------ SUPPLIED RECORDS ------
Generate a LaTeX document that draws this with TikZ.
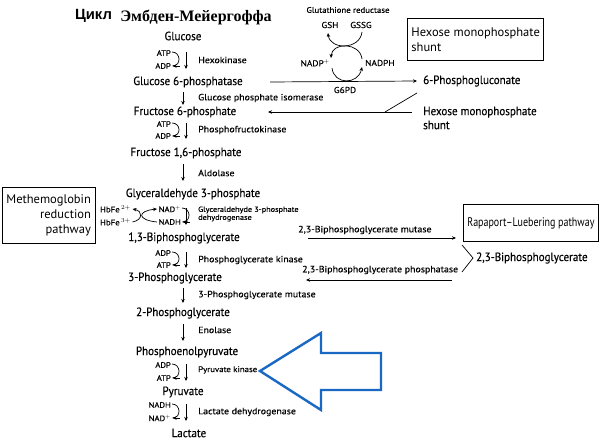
------
------ SUPPLIED RECORDS ------
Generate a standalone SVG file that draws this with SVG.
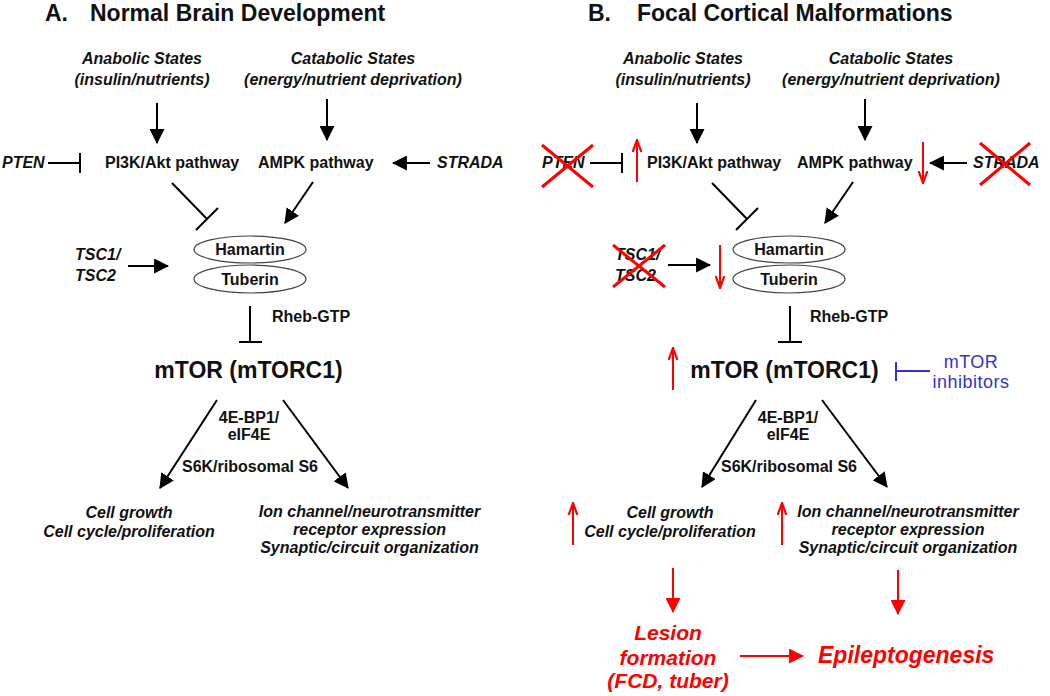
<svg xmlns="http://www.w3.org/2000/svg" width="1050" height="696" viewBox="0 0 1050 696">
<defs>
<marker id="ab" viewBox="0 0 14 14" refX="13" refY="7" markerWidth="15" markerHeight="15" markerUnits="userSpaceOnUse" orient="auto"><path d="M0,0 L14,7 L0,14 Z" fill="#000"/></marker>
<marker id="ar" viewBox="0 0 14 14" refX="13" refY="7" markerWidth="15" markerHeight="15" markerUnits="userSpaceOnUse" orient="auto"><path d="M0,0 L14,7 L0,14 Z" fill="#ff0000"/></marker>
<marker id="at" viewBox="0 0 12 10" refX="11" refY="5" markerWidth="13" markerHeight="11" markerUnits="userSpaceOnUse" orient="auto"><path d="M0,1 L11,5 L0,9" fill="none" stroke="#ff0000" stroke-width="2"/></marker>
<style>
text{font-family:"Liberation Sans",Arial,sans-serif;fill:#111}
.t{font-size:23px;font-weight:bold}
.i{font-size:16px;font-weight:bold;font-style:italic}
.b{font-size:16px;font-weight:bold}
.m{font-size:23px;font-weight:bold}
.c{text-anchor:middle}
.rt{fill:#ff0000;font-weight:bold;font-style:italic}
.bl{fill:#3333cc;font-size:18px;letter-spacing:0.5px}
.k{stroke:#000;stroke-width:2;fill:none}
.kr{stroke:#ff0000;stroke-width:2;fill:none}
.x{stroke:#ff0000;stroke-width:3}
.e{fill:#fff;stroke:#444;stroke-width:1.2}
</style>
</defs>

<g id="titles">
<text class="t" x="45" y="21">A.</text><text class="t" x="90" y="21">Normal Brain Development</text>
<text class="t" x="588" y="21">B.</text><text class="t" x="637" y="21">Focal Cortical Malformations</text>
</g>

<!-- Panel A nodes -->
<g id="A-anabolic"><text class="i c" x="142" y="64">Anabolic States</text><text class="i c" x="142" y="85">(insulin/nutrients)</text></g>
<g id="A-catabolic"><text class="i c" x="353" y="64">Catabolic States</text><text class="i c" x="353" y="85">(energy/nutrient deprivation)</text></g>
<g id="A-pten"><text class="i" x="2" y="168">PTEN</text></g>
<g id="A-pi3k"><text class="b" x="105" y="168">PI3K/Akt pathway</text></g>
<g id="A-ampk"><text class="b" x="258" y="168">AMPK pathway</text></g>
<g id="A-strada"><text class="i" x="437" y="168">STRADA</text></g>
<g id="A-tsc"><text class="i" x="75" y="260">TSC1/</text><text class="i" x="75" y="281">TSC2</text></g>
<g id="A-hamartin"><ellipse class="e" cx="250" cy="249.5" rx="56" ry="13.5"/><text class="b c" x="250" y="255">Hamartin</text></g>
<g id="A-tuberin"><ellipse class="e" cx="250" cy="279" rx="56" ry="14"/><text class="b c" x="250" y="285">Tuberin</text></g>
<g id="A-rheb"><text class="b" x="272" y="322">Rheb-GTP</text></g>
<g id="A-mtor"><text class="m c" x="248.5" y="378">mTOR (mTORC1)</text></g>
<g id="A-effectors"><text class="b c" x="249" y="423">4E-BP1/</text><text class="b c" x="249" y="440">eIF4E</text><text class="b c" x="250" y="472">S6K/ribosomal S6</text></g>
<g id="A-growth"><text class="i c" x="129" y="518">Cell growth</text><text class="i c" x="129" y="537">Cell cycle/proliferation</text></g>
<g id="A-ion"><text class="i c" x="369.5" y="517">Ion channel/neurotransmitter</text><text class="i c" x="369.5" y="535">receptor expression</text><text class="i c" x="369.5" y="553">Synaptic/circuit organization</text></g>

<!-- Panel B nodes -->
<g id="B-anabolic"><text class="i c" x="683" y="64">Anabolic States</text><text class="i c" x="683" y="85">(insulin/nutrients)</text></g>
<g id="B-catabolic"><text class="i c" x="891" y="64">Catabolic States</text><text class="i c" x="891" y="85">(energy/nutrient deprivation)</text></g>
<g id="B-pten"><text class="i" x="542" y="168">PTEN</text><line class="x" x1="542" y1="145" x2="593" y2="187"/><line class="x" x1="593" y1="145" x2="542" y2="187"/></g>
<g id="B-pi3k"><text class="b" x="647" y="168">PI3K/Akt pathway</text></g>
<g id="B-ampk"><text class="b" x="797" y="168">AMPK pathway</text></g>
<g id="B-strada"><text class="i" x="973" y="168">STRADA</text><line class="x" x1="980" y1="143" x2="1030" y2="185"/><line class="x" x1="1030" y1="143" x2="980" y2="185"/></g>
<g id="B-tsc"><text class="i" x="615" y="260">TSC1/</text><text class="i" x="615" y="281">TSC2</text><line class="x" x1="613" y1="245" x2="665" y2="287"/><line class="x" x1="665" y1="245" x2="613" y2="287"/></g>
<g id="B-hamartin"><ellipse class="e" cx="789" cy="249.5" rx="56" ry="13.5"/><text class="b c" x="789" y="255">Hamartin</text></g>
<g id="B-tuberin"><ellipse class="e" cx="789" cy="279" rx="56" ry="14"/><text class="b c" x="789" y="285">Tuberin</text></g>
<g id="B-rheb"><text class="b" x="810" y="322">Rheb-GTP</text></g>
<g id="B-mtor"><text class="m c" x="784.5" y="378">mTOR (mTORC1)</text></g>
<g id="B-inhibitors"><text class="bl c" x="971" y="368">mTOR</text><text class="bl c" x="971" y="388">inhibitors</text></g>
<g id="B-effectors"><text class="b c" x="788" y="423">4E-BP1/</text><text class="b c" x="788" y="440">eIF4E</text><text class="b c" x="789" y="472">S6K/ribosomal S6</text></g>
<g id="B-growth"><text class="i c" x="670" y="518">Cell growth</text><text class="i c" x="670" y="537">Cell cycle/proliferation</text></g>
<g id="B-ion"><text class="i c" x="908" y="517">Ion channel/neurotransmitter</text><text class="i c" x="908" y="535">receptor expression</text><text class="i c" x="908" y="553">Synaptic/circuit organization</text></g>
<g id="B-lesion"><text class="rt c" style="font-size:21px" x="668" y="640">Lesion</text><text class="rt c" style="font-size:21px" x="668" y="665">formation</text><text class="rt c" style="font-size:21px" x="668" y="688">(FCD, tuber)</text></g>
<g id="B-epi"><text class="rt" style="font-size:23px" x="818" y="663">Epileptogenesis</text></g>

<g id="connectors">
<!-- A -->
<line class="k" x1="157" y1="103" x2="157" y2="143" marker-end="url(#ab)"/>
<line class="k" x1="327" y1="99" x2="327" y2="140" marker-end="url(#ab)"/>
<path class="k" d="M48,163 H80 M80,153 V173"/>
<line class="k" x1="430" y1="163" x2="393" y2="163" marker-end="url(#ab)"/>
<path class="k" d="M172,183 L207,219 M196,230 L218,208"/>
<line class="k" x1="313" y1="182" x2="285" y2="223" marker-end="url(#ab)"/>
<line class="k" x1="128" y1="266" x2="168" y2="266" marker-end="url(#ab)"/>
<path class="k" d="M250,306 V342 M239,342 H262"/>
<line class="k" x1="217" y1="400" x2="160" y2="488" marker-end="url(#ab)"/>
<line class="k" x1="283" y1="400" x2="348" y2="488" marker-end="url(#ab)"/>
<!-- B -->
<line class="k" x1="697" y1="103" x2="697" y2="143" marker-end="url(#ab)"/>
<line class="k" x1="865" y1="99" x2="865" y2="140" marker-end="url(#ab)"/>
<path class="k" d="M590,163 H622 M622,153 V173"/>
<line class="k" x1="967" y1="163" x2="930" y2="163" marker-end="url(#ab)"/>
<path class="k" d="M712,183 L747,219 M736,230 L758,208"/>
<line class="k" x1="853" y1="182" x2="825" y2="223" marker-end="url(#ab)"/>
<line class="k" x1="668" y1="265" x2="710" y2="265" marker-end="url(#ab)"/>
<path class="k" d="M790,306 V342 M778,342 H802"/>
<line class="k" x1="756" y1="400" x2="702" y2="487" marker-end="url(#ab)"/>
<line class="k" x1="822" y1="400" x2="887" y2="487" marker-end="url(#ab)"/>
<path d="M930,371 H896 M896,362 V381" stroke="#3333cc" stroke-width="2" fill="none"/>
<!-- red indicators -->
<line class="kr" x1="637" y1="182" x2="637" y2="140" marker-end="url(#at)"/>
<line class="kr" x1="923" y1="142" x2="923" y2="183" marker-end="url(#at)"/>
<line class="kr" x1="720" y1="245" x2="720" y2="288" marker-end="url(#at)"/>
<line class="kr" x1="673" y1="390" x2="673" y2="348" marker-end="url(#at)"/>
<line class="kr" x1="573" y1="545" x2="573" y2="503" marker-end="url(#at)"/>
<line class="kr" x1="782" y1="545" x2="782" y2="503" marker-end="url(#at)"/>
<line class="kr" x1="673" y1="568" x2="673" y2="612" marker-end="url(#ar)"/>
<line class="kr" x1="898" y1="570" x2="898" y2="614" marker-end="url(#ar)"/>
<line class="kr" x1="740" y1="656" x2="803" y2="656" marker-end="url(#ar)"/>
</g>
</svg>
------
# [WHAT IS EXPECTED]
Identify every line holding the word "with" and copy it out.

# [SOLUTION TO THE EXERCISE]
Generate a LaTeX document that draws this with TikZ.
Generate a standalone SVG file that draws this with SVG.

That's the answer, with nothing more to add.